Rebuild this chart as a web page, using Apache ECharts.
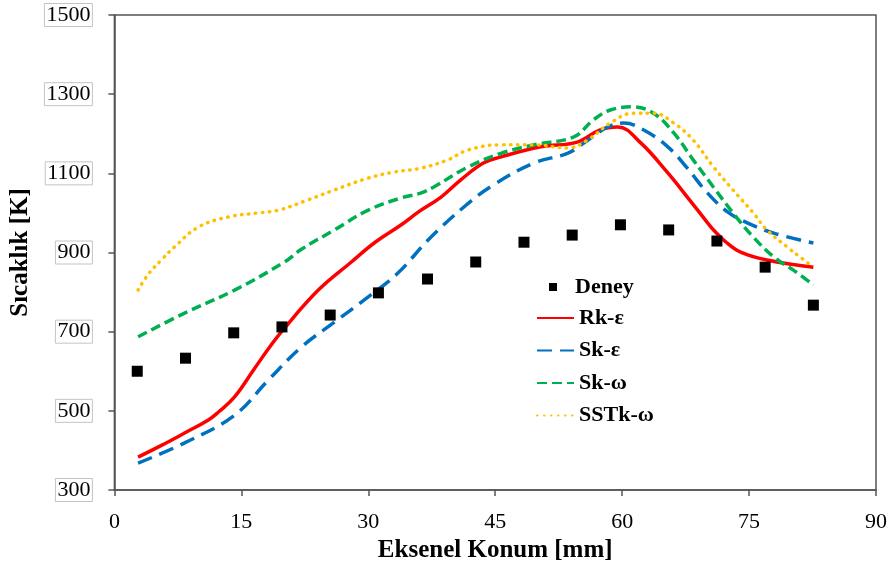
<!DOCTYPE html>
<html>
<head>
<meta charset="utf-8">
<script src="https://cdn.jsdelivr.net/npm/echarts@6/dist/echarts.min.js"></script>
<style>
  html, body { margin: 0; padding: 0; background: #fff; }
  #chart { width: 892px; height: 576px; }
</style>
</head>
<body>
<div id="chart"></div>
<script>
// Axial temperature profiles: measurements and four turbulence models
const xTicks = [0, 15, 30, 45, 60, 75, 90];
const yTicks = [300, 500, 700, 900, 1100, 1300, 1500];

// Measurements (Deney)
const deneyX = [2.7, 8.4, 14.1, 19.8, 25.5, 31.2, 37.0, 42.7, 48.4, 54.1, 59.8, 65.5, 71.2, 76.9, 82.6];
const deneyT = [600, 633, 697, 712, 742, 798, 833, 876, 926, 944, 970, 957, 929, 863, 767];

// Realizable k-epsilon
const rkX = [2.8, 5.5, 8.3, 11.1, 12.3, 14.2, 16.5, 18.2, 19.9, 24.1, 28.0, 30.7, 33.9, 35.9, 38.6, 40.9, 43.6, 45.6, 50.4, 54.7, 57.4, 59.5, 62.2, 65.4, 67.7, 70.1, 70.8, 72.4, 74.0, 77.1, 82.6];
const rkT = [383, 412, 444, 477, 497, 535, 605, 657, 704, 805, 876, 924, 970, 1002, 1040, 1083, 1126, 1141, 1167, 1179, 1210, 1217, 1177, 1101, 1040, 975, 957, 924, 901, 881, 863];

// Standard k-epsilon
const skeX = [2.8, 8.3, 14.2, 18.2, 22.1, 26.0, 30.0, 33.5, 37.1, 41.3, 44.8, 49.6, 53.6, 55.5, 58.3, 60.2, 62.5, 65.4, 67.7, 70.1, 72.5, 74.8, 77.9, 82.6];
const skeT = [368, 419, 489, 578, 661, 724, 788, 848, 932, 1015, 1071, 1126, 1151, 1177, 1217, 1227, 1210, 1167, 1113, 1050, 1002, 975, 949, 924];

// Standard k-omega
const skwX = [2.8, 8.3, 14.2, 20.1, 22.1, 26.0, 30.0, 33.9, 36.2, 37.7, 41.8, 45.6, 49.6, 54.3, 56.6, 58.6, 61.3, 63.7, 66.1, 68.4, 70.8, 73.1, 75.5, 77.9, 80.2, 82.6];
const skwT = [687, 747, 805, 876, 908, 957, 1007, 1038, 1050, 1065, 1116, 1150, 1172, 1192, 1235, 1260, 1268, 1252, 1202, 1134, 1065, 1000, 939, 889, 856, 818];

// SST k-omega
const sstX = [2.8, 4.0, 5.5, 7.1, 9.9, 13.5, 17.0, 19.4, 22.9, 26.0, 30.0, 33.0, 36.2, 39.4, 41.8, 45.6, 49.6, 53.6, 55.9, 58.6, 61.3, 63.7, 66.1, 68.4, 70.8, 73.1, 75.5, 77.1, 79.5, 81.0, 82.6];
const sstT = [805, 845, 880, 914, 964, 990, 1000, 1007, 1033, 1058, 1088, 1103, 1113, 1134, 1159, 1172, 1172, 1164, 1184, 1227, 1252, 1252, 1227, 1184, 1116, 1058, 1000, 957, 914, 889, 863];

const pairs = (xs, ys) => xs.map((x, i) => [x, ys[i]]);

const serif = '"Liberation Serif", "Times New Roman", serif';
const axisColor = '#555555';

const chart = echarts.init(document.getElementById('chart'), null, { renderer: 'canvas' });

chart.setOption({
  animation: false,
  backgroundColor: '#ffffff',
  grid: {
    left: 113, right: 16, top: 15, bottom: 86,
    show: true, borderColor: axisColor, borderWidth: 1.5, backgroundColor: 'transparent'
  },
  legend: [
    {
      data: ['Deney'],
      orient: 'vertical',
      left: 544, top: 271,
      itemWidth: 8, itemHeight: 8,
      icon: 'rect',
      textStyle: { fontFamily: serif, fontWeight: 'bold', fontSize: 22, color: '#000', padding: [0, 0, 0, 13] }
    },
    {
      data: ['Rk-ε', 'Sk-ε', 'Sk-ω', 'SSTk-ω'],
      orient: 'vertical',
      left: 531, top: 302,
      itemWidth: 37, itemHeight: 14,
      itemGap: 10.5,
      itemStyle: { opacity: 0 },
      textStyle: { fontFamily: serif, fontWeight: 'bold', fontSize: 22, color: '#000' }
    }
  ],
  xAxis: {
    type: 'value',
    min: xTicks[0], max: xTicks[xTicks.length - 1], interval: 15,
    name: 'Eksenel Konum [mm]',
    nameLocation: 'middle', nameGap: 42,
    nameTextStyle: { fontFamily: serif, fontWeight: 'bold', fontSize: 25, color: '#000' },
    axisLine: { show: true, lineStyle: { color: axisColor, width: 1.5 } },
    axisTick: { show: true, length: 6, lineStyle: { color: axisColor, width: 1.5 } },
    axisLabel: { fontFamily: serif, fontSize: 22, color: '#000', margin: 21, formatter: v => String(v) },
    splitLine: { show: false }
  },
  yAxis: {
    type: 'value',
    min: yTicks[0], max: yTicks[yTicks.length - 1], interval: 200,
    name: 'Sıcaklık [K]',
    nameLocation: 'middle', nameGap: 77,
    nameRotate: 90,
    nameTextStyle: { fontFamily: serif, fontWeight: 'bold', fontSize: 25, color: '#000' },
    axisLine: { show: true, lineStyle: { color: axisColor, width: 1.5 } },
    axisTick: { show: true, length: 6, lineStyle: { color: axisColor, width: 1.5 } },
    axisLabel: {
      fontFamily: serif, fontSize: 22, color: '#000', margin: 22,
      borderColor: '#c4c4c4', borderWidth: 1, padding: [1, 2, 0, 2],
      formatter: v => String(v)
    },
    splitLine: { show: false }
  },
  series: [
    {
      name: 'Deney', type: 'scatter',
      data: pairs(deneyX, deneyT),
      symbol: 'rect', symbolSize: 11,
      itemStyle: { color: '#000000', opacity: 1 },
      z: 5
    },
    {
      name: 'Rk-ε', type: 'line',
      data: pairs(rkX, rkT),
      smooth: 0.4, symbol: 'none',
      lineStyle: { color: '#ff0000', width: 3.5, type: 'solid' },
      itemStyle: { color: '#ff0000' }
    },
    {
      name: 'Sk-ε', type: 'line',
      data: pairs(skeX, skeT),
      smooth: 0.4, symbol: 'none',
      lineStyle: { color: '#0070c0', width: 3.5, type: [15, 8] },
      itemStyle: { color: '#0070c0' }
    },
    {
      name: 'Sk-ω', type: 'line',
      data: pairs(skwX, skwT),
      smooth: 0.4, symbol: 'none',
      lineStyle: { color: '#00b050', width: 3.5, type: [10, 5] },
      itemStyle: { color: '#00b050' }
    },
    {
      name: 'SSTk-ω', type: 'line',
      data: pairs(sstX, sstT),
      smooth: 0.4, symbol: 'none',
      lineStyle: { color: '#ffc000', width: 3.5, type: [0.5, 6.5], cap: 'round' },
      itemStyle: { color: '#ffc000' }
    }
  ]
});
</script>
</body>
</html>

========

## Your objective
Copy the material shown above in full and exactly. Skip the pictures.

## Reply
Rebuild this chart as a web page, using Apache ECharts.
<!DOCTYPE html>
<html>
<head>
<meta charset="utf-8">
<script src="https://cdn.jsdelivr.net/npm/echarts@6/dist/echarts.min.js"></script>
<style>
  html, body { margin: 0; padding: 0; background: #fff; }
  #chart { width: 892px; height: 576px; }
</style>
</head>
<body>
<div id="chart"></div>
<script>
// Axial temperature profiles: measurements and four turbulence models
const xTicks = [0, 15, 30, 45, 60, 75, 90];
const yTicks = [300, 500, 700, 900, 1100, 1300, 1500];

// Measurements (Deney)
const deneyX = [2.7, 8.4, 14.1, 19.8, 25.5, 31.2, 37.0, 42.7, 48.4, 54.1, 59.8, 65.5, 71.2, 76.9, 82.6];
const deneyT = [600, 633, 697, 712, 742, 798, 833, 876, 926, 944, 970, 957, 929, 863, 767];

// Realizable k-epsilon
const rkX = [2.8, 5.5, 8.3, 11.1, 12.3, 14.2, 16.5, 18.2, 19.9, 24.1, 28.0, 30.7, 33.9, 35.9, 38.6, 40.9, 43.6, 45.6, 50.4, 54.7, 57.4, 59.5, 62.2, 65.4, 67.7, 70.1, 70.8, 72.4, 74.0, 77.1, 82.6];
const rkT = [383, 412, 444, 477, 497, 535, 605, 657, 704, 805, 876, 924, 970, 1002, 1040, 1083, 1126, 1141, 1167, 1179, 1210, 1217, 1177, 1101, 1040, 975, 957, 924, 901, 881, 863];

// Standard k-epsilon
const skeX = [2.8, 8.3, 14.2, 18.2, 22.1, 26.0, 30.0, 33.5, 37.1, 41.3, 44.8, 49.6, 53.6, 55.5, 58.3, 60.2, 62.5, 65.4, 67.7, 70.1, 72.5, 74.8, 77.9, 82.6];
const skeT = [368, 419, 489, 578, 661, 724, 788, 848, 932, 1015, 1071, 1126, 1151, 1177, 1217, 1227, 1210, 1167, 1113, 1050, 1002, 975, 949, 924];

// Standard k-omega
const skwX = [2.8, 8.3, 14.2, 20.1, 22.1, 26.0, 30.0, 33.9, 36.2, 37.7, 41.8, 45.6, 49.6, 54.3, 56.6, 58.6, 61.3, 63.7, 66.1, 68.4, 70.8, 73.1, 75.5, 77.9, 80.2, 82.6];
const skwT = [687, 747, 805, 876, 908, 957, 1007, 1038, 1050, 1065, 1116, 1150, 1172, 1192, 1235, 1260, 1268, 1252, 1202, 1134, 1065, 1000, 939, 889, 856, 818];

// SST k-omega
const sstX = [2.8, 4.0, 5.5, 7.1, 9.9, 13.5, 17.0, 19.4, 22.9, 26.0, 30.0, 33.0, 36.2, 39.4, 41.8, 45.6, 49.6, 53.6, 55.9, 58.6, 61.3, 63.7, 66.1, 68.4, 70.8, 73.1, 75.5, 77.1, 79.5, 81.0, 82.6];
const sstT = [805, 845, 880, 914, 964, 990, 1000, 1007, 1033, 1058, 1088, 1103, 1113, 1134, 1159, 1172, 1172, 1164, 1184, 1227, 1252, 1252, 1227, 1184, 1116, 1058, 1000, 957, 914, 889, 863];

const pairs = (xs, ys) => xs.map((x, i) => [x, ys[i]]);

const serif = '"Liberation Serif", "Times New Roman", serif';
const axisColor = '#555555';

const chart = echarts.init(document.getElementById('chart'), null, { renderer: 'canvas' });

chart.setOption({
  animation: false,
  backgroundColor: '#ffffff',
  grid: {
    left: 113, right: 16, top: 15, bottom: 86,
    show: true, borderColor: axisColor, borderWidth: 1.5, backgroundColor: 'transparent'
  },
  legend: [
    {
      data: ['Deney'],
      orient: 'vertical',
      left: 544, top: 271,
      itemWidth: 8, itemHeight: 8,
      icon: 'rect',
      textStyle: { fontFamily: serif, fontWeight: 'bold', fontSize: 22, color: '#000', padding: [0, 0, 0, 13] }
    },
    {
      data: ['Rk-ε', 'Sk-ε', 'Sk-ω', 'SSTk-ω'],
      orient: 'vertical',
      left: 531, top: 302,
      itemWidth: 37, itemHeight: 14,
      itemGap: 10.5,
      itemStyle: { opacity: 0 },
      textStyle: { fontFamily: serif, fontWeight: 'bold', fontSize: 22, color: '#000' }
    }
  ],
  xAxis: {
    type: 'value',
    min: xTicks[0], max: xTicks[xTicks.length - 1], interval: 15,
    name: 'Eksenel Konum [mm]',
    nameLocation: 'middle', nameGap: 42,
    nameTextStyle: { fontFamily: serif, fontWeight: 'bold', fontSize: 25, color: '#000' },
    axisLine: { show: true, lineStyle: { color: axisColor, width: 1.5 } },
    axisTick: { show: true, length: 6, lineStyle: { color: axisColor, width: 1.5 } },
    axisLabel: { fontFamily: serif, fontSize: 22, color: '#000', margin: 21, formatter: v => String(v) },
    splitLine: { show: false }
  },
  yAxis: {
    type: 'value',
    min: yTicks[0], max: yTicks[yTicks.length - 1], interval: 200,
    name: 'Sıcaklık [K]',
    nameLocation: 'middle', nameGap: 77,
    nameRotate: 90,
    nameTextStyle: { fontFamily: serif, fontWeight: 'bold', fontSize: 25, color: '#000' },
    axisLine: { show: true, lineStyle: { color: axisColor, width: 1.5 } },
    axisTick: { show: true, length: 6, lineStyle: { color: axisColor, width: 1.5 } },
    axisLabel: {
      fontFamily: serif, fontSize: 22, color: '#000', margin: 22,
      borderColor: '#c4c4c4', borderWidth: 1, padding: [1, 2, 0, 2],
      formatter: v => String(v)
    },
    splitLine: { show: false }
  },
  series: [
    {
      name: 'Deney', type: 'scatter',
      data: pairs(deneyX, deneyT),
      symbol: 'rect', symbolSize: 11,
      itemStyle: { color: '#000000', opacity: 1 },
      z: 5
    },
    {
      name: 'Rk-ε', type: 'line',
      data: pairs(rkX, rkT),
      smooth: 0.4, symbol: 'none',
      lineStyle: { color: '#ff0000', width: 3.5, type: 'solid' },
      itemStyle: { color: '#ff0000' }
    },
    {
      name: 'Sk-ε', type: 'line',
      data: pairs(skeX, skeT),
      smooth: 0.4, symbol: 'none',
      lineStyle: { color: '#0070c0', width: 3.5, type: [15, 8] },
      itemStyle: { color: '#0070c0' }
    },
    {
      name: 'Sk-ω', type: 'line',
      data: pairs(skwX, skwT),
      smooth: 0.4, symbol: 'none',
      lineStyle: { color: '#00b050', width: 3.5, type: [10, 5] },
      itemStyle: { color: '#00b050' }
    },
    {
      name: 'SSTk-ω', type: 'line',
      data: pairs(sstX, sstT),
      smooth: 0.4, symbol: 'none',
      lineStyle: { color: '#ffc000', width: 3.5, type: [0.5, 6.5], cap: 'round' },
      itemStyle: { color: '#ffc000' }
    }
  ]
});
</script>
</body>
</html>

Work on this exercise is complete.